The daughter of a University of Algiers professor/activist, Karima grew up in Algeria and in the United States. She was educated at Michigan Law, and was an Amnesty International attorney in London for a number of years before entering academia. She’s now a law professor at the University of California-Davis.
Since the onset of the so-called Arab Spring, Karima has traveled through dozens of countries, in Africa, the Middle East, Central Asia, Russia, etc. There she’s talked with many different people of Muslim heritage; in particular, with dissidents, journalists, musicians, artists, secularists, women’s activists, and similar “outsiders.” Her book recounts how 2 powerful forces – autocratic governments, one on side, and ideologues, on the other, have squeezed out hoped-for pluralism.

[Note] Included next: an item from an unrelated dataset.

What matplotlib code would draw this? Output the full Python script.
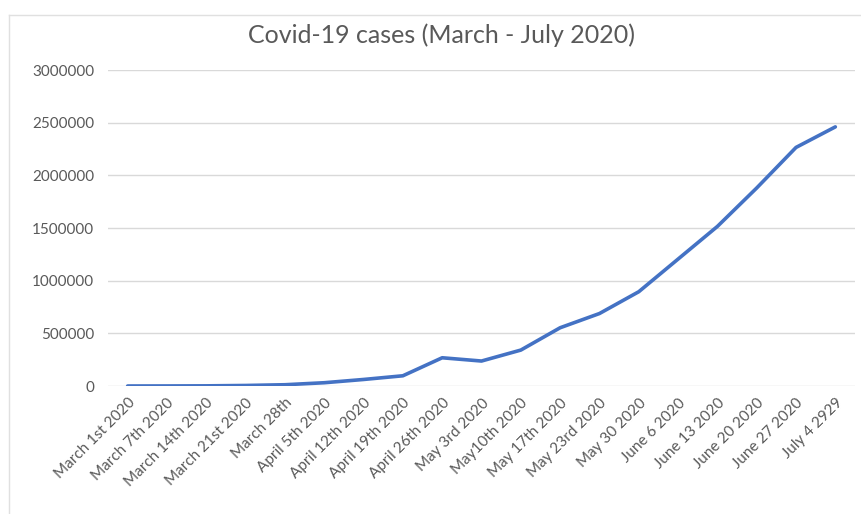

I first met Karima about a dozen years ago, not long after the terrorist attacks of September 11, 2001, when she gave a gripping talk at an American Society of International Law meeting. She’s written frequently on issues of human rights, terrorism, etc., in popular media like The Guardian and The New York Times, and at IntLawGrrls blog. Indeed, her September 11, 2011, IntLawGrrls post entitled “Why I Hate Al Qaeda” forms a basis for a chapter in her new book.
We who are cosponsoring this event – the law school, its Rusk Center, and its student-run international law society, along with the International Law Students Association and the university’s African Studies Institute and Willson Center on Humanities – are delighted her book tour includes Athens.